Care to share your hot and sour soup recipe, please?


----------



## justplainbill (Jul 14, 2011)

CharlieD said:


> Care to share your hot and sour soup recipe, please?


You can make with vinegar or sour kraut juice, hot red peppers, mushrooms, strained mushroom soaking water and chicken broth and garnish with scallions.  If you want to get fancy, you can add some tiger lily buds.  If you want it to stick to your ribs, you can add egg barley.


----------



## Robo410 (Jul 14, 2011)

I live in mushroom country..Chester County PA.  I can buy right from the "farm" 7 days a week.
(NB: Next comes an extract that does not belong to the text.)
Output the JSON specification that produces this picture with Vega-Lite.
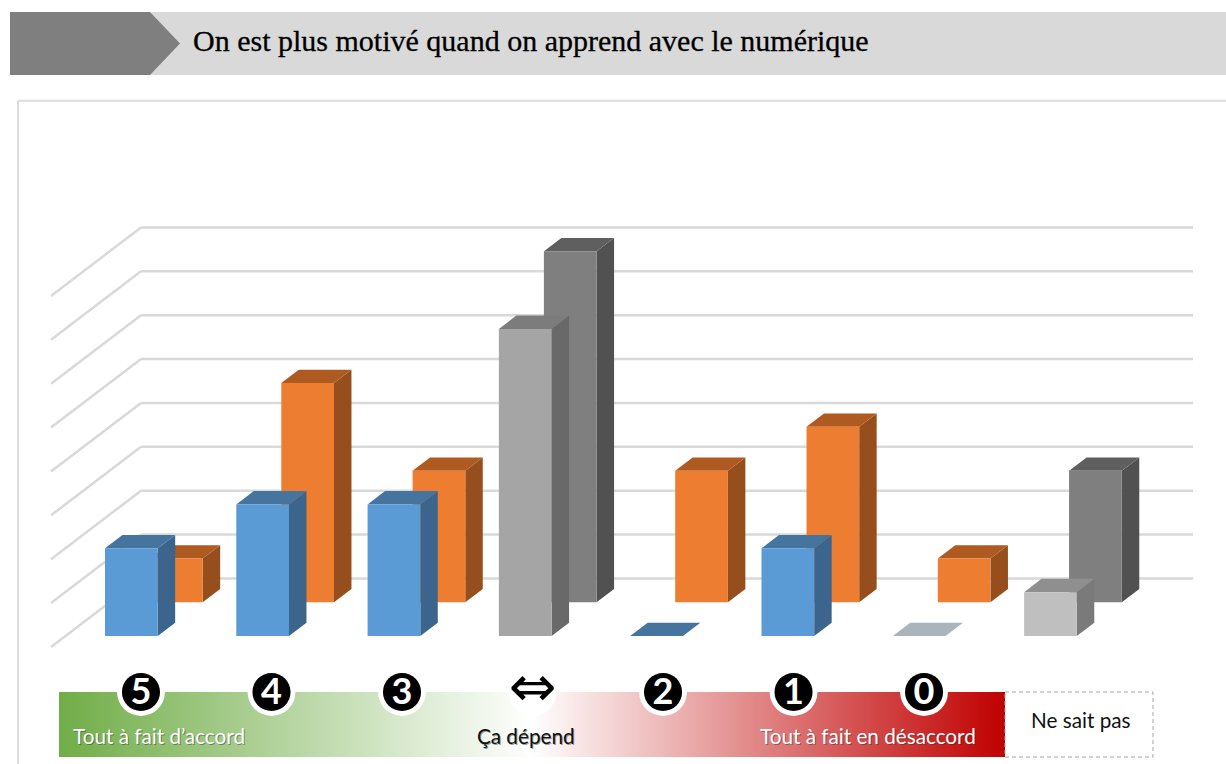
{"$schema":"https://vega.github.io/schema/vega-lite/v6.json","width":1226,"height":764,"padding":0,"autosize":{"type":"none"},"background":"#ffffff","config":{"view":{"stroke":null},"axis":{"disable":true},"legend":{"disable":true}},"resolve":{"scale":{"color":"independent"}},
"data":{"values":[
{"reponse":"5","serie":"A","valeur":2,"ton":"bleu"},{"reponse":"4","serie":"A","valeur":3,"ton":"bleu"},{"reponse":"3","serie":"A","valeur":3,"ton":"bleu"},{"reponse":"⇔","serie":"A","valeur":7,"ton":"gris moyen"},{"reponse":"2","serie":"A","valeur":0,"ton":"bleu"},{"reponse":"1","serie":"A","valeur":2,"ton":"bleu"},{"reponse":"0","serie":"A","valeur":0,"ton":"ardoise"},{"reponse":"Ne sait pas","serie":"A","valeur":1,"ton":"gris clair"},
{"reponse":"5","serie":"B","valeur":1,"ton":"orange"},{"reponse":"4","serie":"B","valeur":5,"ton":"orange"},{"reponse":"3","serie":"B","valeur":3,"ton":"orange"},{"reponse":"⇔","serie":"B","valeur":8,"ton":"gris foncé"},{"reponse":"2","serie":"B","valeur":3,"ton":"orange"},{"reponse":"1","serie":"B","valeur":4,"ton":"orange"},{"reponse":"0","serie":"B","valeur":1,"ton":"orange"},{"reponse":"Ne sait pas","serie":"B","valeur":3,"ton":"gris foncé"}]},
"transform":[
{"calculate":"indexof(['5','4','3','⇔','2','1','0','Ne sait pas'],datum.reponse)","as":"i"},
{"calculate":"datum.i+(datum.serie=='B'?0.3427:0)","as":"x0"},
{"calculate":"datum.x0+0.4014","as":"x1"},
{"calculate":"datum.serie=='B'?0.768:0","as":"base"},
{"calculate":"datum.base+datum.valeur","as":"haut"},
{"calculate":"datum.i*0.994+0.274","as":"xr"},
{"calculate":"[0,1]","as":"d"},
{"flatten":["d"]},
{"calculate":"datum.x1+datum.d*0.133","as":"sx"},
{"calculate":"datum.haut+datum.d*0.303","as":"sy"},
{"calculate":"datum.base+datum.d*0.303","as":"sy2"},
{"calculate":"datum.x0+datum.d*0.133","as":"tx"},
{"calculate":"datum.x1+datum.d*0.133","as":"tx2"}
],
"layer":[
{"data":{"values":[{}]},"mark":{"type":"rect","color":"#d9d9d9"},"encoding":{"x":{"datum":-0.7235,"scale":{"domain":[-0.7997,8.5377],"nice":false,"zero":false}},"x2":{"datum":8.5377},"y":{"datum":14.222,"scale":{"domain":[-2.917,14.496],"nice":false,"zero":false}},"y2":{"datum":12.786}}},
{"data":{"values":[{"px":-0.7235,"h":14.222,"b":12.786},{"px":0.3427,"h":14.222,"b":12.786},{"px":0.5712,"h":13.504,"b":13.504}]},"mark":{"type":"area","color":"#7f7f7f","orient":"vertical"},"encoding":{"x":{"field":"px","type":"quantitative","scale":{"domain":[-0.7997,8.5377],"nice":false,"zero":false}},"y":{"field":"h","type":"quantitative","stack":null,"scale":{"domain":[-2.917,14.496],"nice":false,"zero":false}},"y2":{"field":"b"}}},
{"data":{"values":[{"titre":"On est plus motivé quand on apprend avec le numérique"}]},"mark":{"type":"text","font":"Liberation Serif","fontSize":30,"align":"left","baseline":"middle","color":"#000000","stroke":"#000000","strokeWidth":0.3},"encoding":{"text":{"field":"titre"},"x":{"datum":0.6702,"scale":{"domain":[-0.7997,8.5377],"nice":false,"zero":false}},"y":{"datum":13.55,"scale":{"domain":[-2.917,14.496],"nice":false,"zero":false}}}},
{"data":{"values":[{}]},"mark":{"type":"rule","color":"#dcdcdc","strokeWidth":2},"encoding":{"x":{"datum":-0.6626,"scale":{"domain":[-0.7997,8.5377],"nice":false,"zero":false}},"x2":{"datum":8.5377},"y":{"datum":12.2,"scale":{"domain":[-2.917,14.496],"nice":false,"zero":false}}}},
{"data":{"values":[{}]},"mark":{"type":"rule","color":"#dcdcdc","strokeWidth":2},"encoding":{"x":{"datum":-0.6626,"scale":{"domain":[-0.7997,8.5377],"nice":false,"zero":false}},"y":{"datum":12.2,"scale":{"domain":[-2.917,14.496],"nice":false,"zero":false}},"y2":{"datum":-2.917}}},
{"data":{"values":[{"g":0},{"g":1},{"g":2},{"g":3},{"g":4},{"g":5},{"g":6},{"g":7},{"g":8}]},"transform":[{"calculate":"datum.g+1.312","as":"gy"},{"calculate":"datum.g-0.25","as":"gy2"}],"layer":[
{"mark":{"type":"rule","color":"#d9d9d9","strokeWidth":2.5},"encoding":{"x":{"datum":0.2742,"scale":{"domain":[-0.7997,8.5377],"nice":false,"zero":false}},"x2":{"datum":8.2864},"y":{"field":"gy","type":"quantitative","scale":{"domain":[-2.917,14.496],"nice":false,"zero":false}}}},
{"mark":{"type":"rule","color":"#d9d9d9","strokeWidth":2.5},"encoding":{"x":{"datum":0.2742,"scale":{"domain":[-0.7997,8.5377],"nice":false,"zero":false}},"x2":{"datum":-0.4113},"y":{"field":"gy","type":"quantitative","scale":{"domain":[-2.917,14.496],"nice":false,"zero":false}},"y2":{"field":"gy2"}}}
]},
{"transform":[{"filter":"datum.serie=='B'"}],"mark":{"type":"area","orient":"vertical"},"encoding":{"x":{"field":"sx","type":"quantitative","scale":{"domain":[-0.7997,8.5377],"nice":false,"zero":false}},"y":{"field":"sy","type":"quantitative","stack":null,"scale":{"domain":[-2.917,14.496],"nice":false,"zero":false}},"y2":{"field":"sy2"},"detail":{"field":"reponse"},"color":{"field":"ton","type":"nominal","scale":{"domain":["bleu","orange","gris moyen","gris foncé","gris clair","ardoise"],"range":["#3b658c","#964e1c","#696969","#515151","#7a7a7a","#7e8a97"]}}}},
{"transform":[{"filter":"datum.serie=='B'"}],"mark":{"type":"area","orient":"horizontal"},"encoding":{"y":{"field":"sy","type":"quantitative","scale":{"domain":[-2.917,14.496],"nice":false,"zero":false}},"x":{"field":"tx","type":"quantitative","stack":null,"scale":{"domain":[-0.7997,8.5377],"nice":false,"zero":false}},"x2":{"field":"tx2"},"detail":{"field":"reponse"},"color":{"field":"ton","type":"nominal","scale":{"domain":["bleu","orange","gris moyen","gris foncé","gris clair","ardoise"],"range":["#45749f","#ae5a21","#7c7c7c","#5f5f5f","#8f8f8f","#a9b4bd"]}}}},
{"transform":[{"filter":"datum.serie=='B' && datum.d==0"}],"mark":{"type":"rect"},"encoding":{"x":{"field":"x0","type":"quantitative","scale":{"domain":[-0.7997,8.5377],"nice":false,"zero":false}},"x2":{"field":"x1"},"y":{"field":"haut","type":"quantitative","scale":{"domain":[-2.917,14.496],"nice":false,"zero":false}},"y2":{"field":"base"},"color":{"field":"ton","type":"nominal","scale":{"domain":["bleu","orange","gris moyen","gris foncé","gris clair","ardoise"],"range":["#5b9bd5","#ed7d31","#a5a5a5","#7f7f7f","#bfbfbf","#adb9ca"]}}}},
{"transform":[{"filter":"datum.serie=='A'"}],"mark":{"type":"area","orient":"vertical"},"encoding":{"x":{"field":"sx","type":"quantitative","scale":{"domain":[-0.7997,8.5377],"nice":false,"zero":false}},"y":{"field":"sy","type":"quantitative","stack":null,"scale":{"domain":[-2.917,14.496],"nice":false,"zero":false}},"y2":{"field":"sy2"},"detail":{"field":"reponse"},"color":{"field":"ton","type":"nominal","scale":{"domain":["bleu","orange","gris moyen","gris foncé","gris clair","ardoise"],"range":["#3b658c","#964e1c","#696969","#515151","#7a7a7a","#7e8a97"]}}}},
{"transform":[{"filter":"datum.serie=='A'"}],"mark":{"type":"area","orient":"horizontal"},"encoding":{"y":{"field":"sy","type":"quantitative","scale":{"domain":[-2.917,14.496],"nice":false,"zero":false}},"x":{"field":"tx","type":"quantitative","stack":null,"scale":{"domain":[-0.7997,8.5377],"nice":false,"zero":false}},"x2":{"field":"tx2"},"detail":{"field":"reponse"},"color":{"field":"ton","type":"nominal","scale":{"domain":["bleu","orange","gris moyen","gris foncé","gris clair","ardoise"],"range":["#45749f","#ae5a21","#7c7c7c","#5f5f5f","#8f8f8f","#a9b4bd"]}}}},
{"transform":[{"filter":"datum.serie=='A' && datum.d==0"}],"mark":{"type":"rect"},"encoding":{"x":{"field":"x0","type":"quantitative","scale":{"domain":[-0.7997,8.5377],"nice":false,"zero":false}},"x2":{"field":"x1"},"y":{"field":"haut","type":"quantitative","scale":{"domain":[-2.917,14.496],"nice":false,"zero":false}},"y2":{"field":"base"},"color":{"field":"ton","type":"nominal","scale":{"domain":["bleu","orange","gris moyen","gris foncé","gris clair","ardoise"],"range":["#5b9bd5","#ed7d31","#a5a5a5","#7f7f7f","#bfbfbf","#adb9ca"]}}}},
{"data":{"values":[{}]},"mark":{"type":"rect","color":{"gradient":"linear","x1":0,"x2":1,"y1":0,"y2":0,"stops":[{"offset":0,"color":"#70ad47"},{"offset":0.5,"color":"#ffffff"},{"offset":1,"color":"#c00000"}]}},"encoding":{"x":{"datum":-0.3503,"scale":{"domain":[-0.7997,8.5377],"nice":false,"zero":false}},"x2":{"datum":6.8545},"y":{"datum":-1.2764,"scale":{"domain":[-2.917,14.496],"nice":false,"zero":false}},"y2":{"datum":-2.758}}},
{"data":{"values":[{}]},"mark":{"type":"rect","fill":"#ffffff","stroke":"#a6a6a6","strokeWidth":1,"strokeDash":[4,3]},"encoding":{"x":{"datum":6.8545,"scale":{"domain":[-0.7997,8.5377],"nice":false,"zero":false}},"x2":{"datum":7.9817},"y":{"datum":-1.2764,"scale":{"domain":[-2.917,14.496],"nice":false,"zero":false}},"y2":{"datum":-2.758}}},
{"data":{"values":[{"libelle":"Tout à fait d’accord","debut":-0.2437,"niveau":-2.32},{"libelle":"Ça dépend","debut":2.833,"niveau":-2.32},{"libelle":"Tout à fait en désaccord","debut":4.989,"niveau":-2.32}]},"mark":{"type":"text","font":"Lato","fontSize":20.7,"align":"left","baseline":"middle","dx":1,"dy":1,"color":"#333333","opacity":0.45},"encoding":{"text":{"field":"libelle"},"x":{"field":"debut","type":"quantitative","scale":{"domain":[-0.7997,8.5377],"nice":false,"zero":false}},"y":{"field":"niveau","type":"quantitative","scale":{"domain":[-2.917,14.496],"nice":false,"zero":false}}}},
{"data":{"values":[{"libelle":"Tout à fait d’accord","debut":-0.2437,"niveau":-2.32,"encre":"clair"},{"libelle":"Ça dépend","debut":2.833,"niveau":-2.32,"encre":"sombre"},{"libelle":"Tout à fait en désaccord","debut":4.989,"niveau":-2.32,"encre":"clair"},{"libelle":"Ne sait pas","debut":7.053,"niveau":-1.96,"encre":"sombre"}]},"mark":{"type":"text","font":"Lato","fontSize":20.7,"align":"left","baseline":"middle"},"encoding":{"text":{"field":"libelle"},"x":{"field":"debut","type":"quantitative","scale":{"domain":[-0.7997,8.5377],"nice":false,"zero":false}},"y":{"field":"niveau","type":"quantitative","scale":{"domain":[-2.917,14.496],"nice":false,"zero":false}},"color":{"field":"encre","type":"nominal","scale":{"domain":["clair","sombre"],"range":["#ffffff","#111111"]}}}},
{"transform":[{"filter":"datum.serie=='A' && datum.d==0 && datum.i<7"}],"mark":{"type":"point","filled":true,"color":"#ffffff","opacity":1,"size":2290},"encoding":{"x":{"field":"xr","type":"quantitative","scale":{"domain":[-0.7997,8.5377],"nice":false,"zero":false}},"y":{"datum":-1.2764,"scale":{"domain":[-2.917,14.496],"nice":false,"zero":false}}}},
{"transform":[{"filter":"datum.serie=='A' && datum.d==0 && datum.i<7 && datum.reponse!='⇔'"}],"mark":{"type":"point","filled":true,"color":"#000000","opacity":1,"size":1452},"encoding":{"x":{"field":"xr","type":"quantitative","scale":{"domain":[-0.7997,8.5377],"nice":false,"zero":false}},"y":{"datum":-1.2764,"scale":{"domain":[-2.917,14.496],"nice":false,"zero":false}}}},
{"transform":[{"filter":"datum.serie=='A' && datum.d==0 && datum.i<7 && datum.reponse!='⇔'"}],"mark":{"type":"text","font":"Lato","fontWeight":"bold","fontSize":36,"color":"#ffffff","align":"center","baseline":"middle","dy":1},"encoding":{"text":{"field":"reponse"},"x":{"field":"xr","type":"quantitative","scale":{"domain":[-0.7997,8.5377],"nice":false,"zero":false}},"y":{"datum":-1.2764,"scale":{"domain":[-2.917,14.496],"nice":false,"zero":false}}}},
{"transform":[{"filter":"datum.serie=='A' && datum.d==0 && datum.reponse=='⇔'"}],"mark":{"type":"text","font":"DejaVu Sans","fontSize":57,"color":"#000000","align":"center","baseline":"middle","dy":-3},"encoding":{"text":{"field":"reponse"},"x":{"field":"xr","type":"quantitative","scale":{"domain":[-0.7997,8.5377],"nice":false,"zero":false}},"y":{"datum":-1.2764,"scale":{"domain":[-2.917,14.496],"nice":false,"zero":false}}}}
]}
Love making a mushroom bread pudding, sort of baked stuffing for steaks chops etc. so good. recently have fallen in love with King Oyster or King Eringi mushrooms.  Large dense, slice and saute in olive oil s and p...you'd think you had them in pure butter. add shallots and make toast!


----------



## justplainbill (Jul 15, 2011)

papinki?


----------



## purple.alien.giraffe (Jul 15, 2011)

CharlieD said:


> Care to share your hot and sour soup recipe, please?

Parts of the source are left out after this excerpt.